The body of William Rehnquist will lie in repose at the Supreme Court until Wednesday, when the late chief justice will be buried at Arlington National Cemetery. Plans for his replacement will be far advanced by then.
According to the Washington Post, George W. Bush is contemplating a plan to nominate John G. Roberts, already nominated to replace Sandra Day O'Connor as associate justice, as chief justice instead. With the vetting process mostly done on Roberts -- and his confirmation in the Senate seemingly assured -- such a course would ensure that there's someone in the chief justice's seat at the center of the bench when the Supreme Court hears its next case on Oct. 3.
So far as anyone can tell, there's no precedent for changing the seat for which a potential justice has been nominated, but there's nothing preventing such a switch, either. If Bush doesn't go that route, the Post says, administration sources says he's likely to choose from the same list of candidates he considered the last time around: Attorney General and former White House Counsel Alberto Gonzales; former Deputy Attorney General Larry Thompson; and federal appellate judges Edith Jones, Edith Clement, J. Harvie Wilkinson III, J. Michael Luttig, Emilio Garza and Priscilla Owen.
While Rehnquist's death wasn't expected -- his health apparently took a sudden turn for the worse in recent days -- his retirement was. Thus, as one White House official tells the Post, Bush's advisors aren't "starting from a standstill. We have a process that has been developed . . . and now we're in an execution phase." White House counselor Dan Bartlett tells the New York Times: "There is a short list, and it's being worked very hard."
If Bush were to choose Roberts to replace Rehnquist, he would be -- in at least one sense -- following the path most commonly taken by earlier presidents confronted with the chance to pick a chief justice.

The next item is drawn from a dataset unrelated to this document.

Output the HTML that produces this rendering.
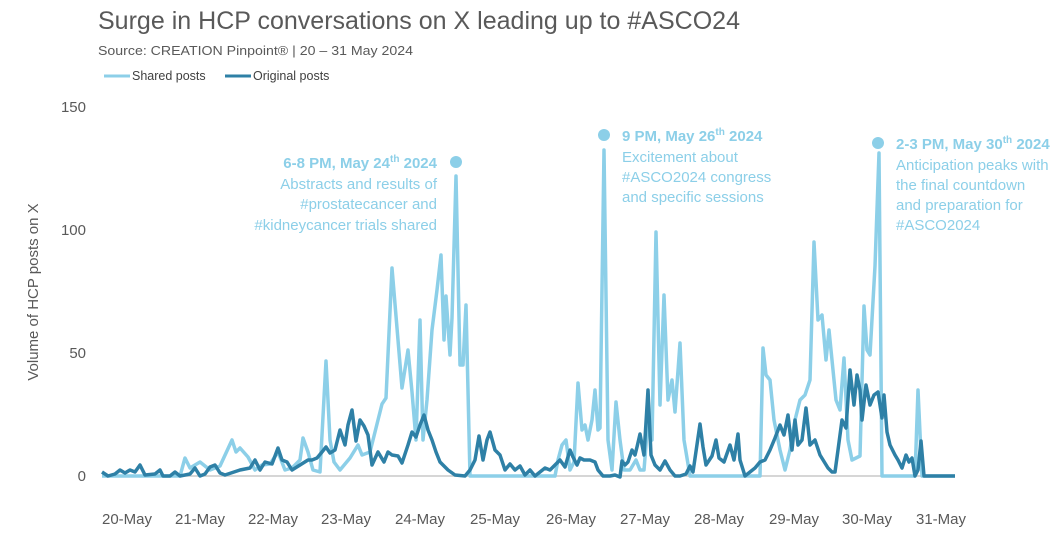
<!DOCTYPE html>
<html><head><meta charset="utf-8"><style>
body{margin:0;background:#fff;}
svg{display:block;font-family:"Liberation Sans",sans-serif;}
</style></head><body>
<svg width="1062" height="540" viewBox="0 0 1062 540">
<text x="98" y="29" font-size="25" fill="#595959" textLength="642" lengthAdjust="spacingAndGlyphs">Surge in HCP conversations on X leading up to #ASCO24</text>
<text x="98" y="55" font-size="13" fill="#595959" textLength="315" lengthAdjust="spacingAndGlyphs">Source: CREATION Pinpoint® |  20 – 31 May 2024</text>
<line x1="104" y1="76" x2="130" y2="76" stroke="#8ccfe8" stroke-width="3"/>
<text x="132" y="80" font-size="12.5" fill="#404040">Shared posts</text>
<line x1="225" y1="76" x2="251" y2="76" stroke="#2e80a6" stroke-width="3"/>
<text x="253" y="80" font-size="12.5" fill="#404040">Original posts</text>
<g font-size="15" fill="#595959" text-anchor="end">
<text x="86" y="112">150</text><text x="86" y="235">100</text><text x="86" y="358">50</text><text x="86" y="481">0</text>
</g>
<text transform="translate(38,292) rotate(-90)" font-size="15" fill="#595959" text-anchor="middle">Volume of HCP posts on X</text>
<g font-size="15" fill="#595959" text-anchor="middle">
<text x="127" y="524">20-May</text><text x="200" y="524">21-May</text><text x="273" y="524">22-May</text><text x="346" y="524">23-May</text><text x="420" y="524">24-May</text><text x="495" y="524">25-May</text><text x="571" y="524">26-May</text><text x="645" y="524">27-May</text><text x="719" y="524">28-May</text><text x="794" y="524">29-May</text><text x="867" y="524">30-May</text><text x="941" y="524">31-May</text>
</g>
<line x1="102" y1="476" x2="955" y2="476" stroke="#c8c8c8" stroke-width="1.5"/>
<polyline fill="none" stroke="#8ccfe8" stroke-width="3.5" stroke-linejoin="round" points="102,476 180,476 185,458 190,468 200,462 210,470 220,466 232,440 236,452 240,448 248,457 255,470 262,465 270,464 278,452 285,470 292,468 300,460 303,438 308,452 313,470 320,472 326,361 330,440 334,462 340,470 350,458 358,445 362,455 370,452 378,420 382,404 386,398 392,268 398,340 402,388 408,350 412,392 416,440 420,320 423,440 427,400 432,330 437,290 441,255 444,340 446,296 450,355 452,318 456,176 460,365 463,365 466,305 470,476 555,476 558,460 562,445 566,440 570,470 574,462 578,383 582,430 585,425 588,440 592,420 595,390 598,430 600,428 604,150 608,440 612,470 616,402 620,440 624,470 630,470 636,460 640,470 644,470 648,420 652,440 656,232 660,405 664,295 668,400 672,380 675,412 680,343 684,440 690,476 760,476 763,348 766,375 770,380 774,420 780,450 785,470 790,450 795,420 800,400 805,395 810,380 814,242 818,320 822,315 826,360 829,330 832,360 836,400 840,410 844,358 848,440 852,460 860,456 864,306 867,350 870,355 875,266 879,153 882,476 915,476 918,390 922,476 955,476"/>
<polyline fill="none" stroke="#2e80a6" stroke-width="3.5" stroke-linejoin="round" points="102,472 108,476 115,474 120,470 125,473 130,470 135,472 140,465 145,475 155,474 160,470 163,476 170,476 175,472 180,476 190,474 195,468 200,476 205,474 210,467 215,465 220,473 225,475 240,470 250,468 255,460 260,470 265,462 272,464 278,448 282,460 287,462 292,470 300,465 308,460 312,460 317,458 322,452 326,447 330,453 335,450 340,430 345,445 348,425 352,410 356,441 360,420 364,426 368,435 372,465 378,452 384,462 388,452 392,455 398,456 402,463 408,445 412,432 416,437 420,425 424,415 428,430 432,440 436,452 440,462 448,470 455,475 465,476 470,470 475,460 479,436 483,460 487,440 490,432 495,450 500,455 505,470 510,464 515,470 520,466 525,475 530,470 535,476 540,472 545,468 550,470 560,460 565,467 570,450 573,457 577,465 580,458 584,460 590,460 595,462 598,470 603,476 610,476 615,475 620,477 622,461 625,465 628,462 632,450 635,455 637,447 640,434 644,455 648,390 651,455 655,465 660,470 665,461 670,470 675,476 680,476 686,474 690,466 693,472 700,424 703,447 706,465 712,456 716,440 719,458 724,462 730,445 734,460 738,434 740,460 745,476 750,472 755,468 760,462 765,460 770,450 775,438 780,425 784,435 788,415 792,450 795,420 798,445 802,440 806,408 810,445 815,440 820,455 828,468 832,472 835,472 838,450 842,420 846,428 850,370 854,405 857,375 860,390 862,420 866,385 870,405 874,395 878,392 882,418 884,395 887,432 890,445 895,455 898,460 902,468 906,455 909,462 912,458 915,476 918,470 921,441 924,476 955,476"/>
<g fill="#8ccfe8">
<circle cx="456" cy="162" r="6"/><circle cx="604" cy="135" r="6"/><circle cx="878" cy="143" r="6"/>
</g>
<g font-size="15" fill="#8ccfe8">
<text x="437" y="168" text-anchor="end" font-weight="bold">6-8 PM, May 24<tspan font-size="10" dy="-6">th</tspan><tspan dy="6"> 2024</tspan></text>
<text x="437" y="189" text-anchor="end">Abstracts and results of</text>
<text x="437" y="209" text-anchor="end">#prostatecancer and</text>
<text x="437" y="230" text-anchor="end">#kidneycancer trials shared</text>
<text x="622" y="141" font-weight="bold">9 PM, May 26<tspan font-size="10" dy="-6">th</tspan><tspan dy="6"> 2024</tspan></text>
<text x="622" y="162">Excitement about</text>
<text x="622" y="182">#ASCO2024 congress</text>
<text x="622" y="202">and specific sessions</text>
<text x="896" y="149" font-weight="bold">2-3 PM, May 30<tspan font-size="10" dy="-6">th</tspan><tspan dy="6"> 2024</tspan></text>
<text x="896" y="170">Anticipation peaks with</text>
<text x="896" y="190">the final countdown</text>
<text x="896" y="210">and preparation for</text>
<text x="896" y="230">#ASCO2024</text>
</g>
</svg>
</body></html>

While a president can select a chief justice from among the sitting associate justices, presidents have done so on only a few occasions -- Rehnquist's elevation in 1986 was one -- and there's no immediately obvious candidate on the current court. With Rehnquist gone and O'Connor retiring, the remaining Republican appointees on the court are John Paul Stevens, David Souter, Anthony Kennedy, Antonin Scalia and Clarence Thomas. Stevens and Souter are far too liberal for Bush's tastes. Kennedy has enraged the religious right too often with decisions on abortion rights and homosexuality. Scalia is too old and, like Thomas, would provoke an extraordinarily nasty confirmation fight in the Senate. Nonetheless, two White House officials told the Times that Bush was at least considering the possibility of elevating either Scalia or Thomas.
Confirmation hearings for Roberts -- as O'Connor's replacement, not Rehnquist's -- were to begin Tuesday. But the White House said Sunday that it expects that the Senate will announce a postponement in those hearings soon. Roberts will be confirmed -- for something -- but there's a funeral to be held and much more to be done first.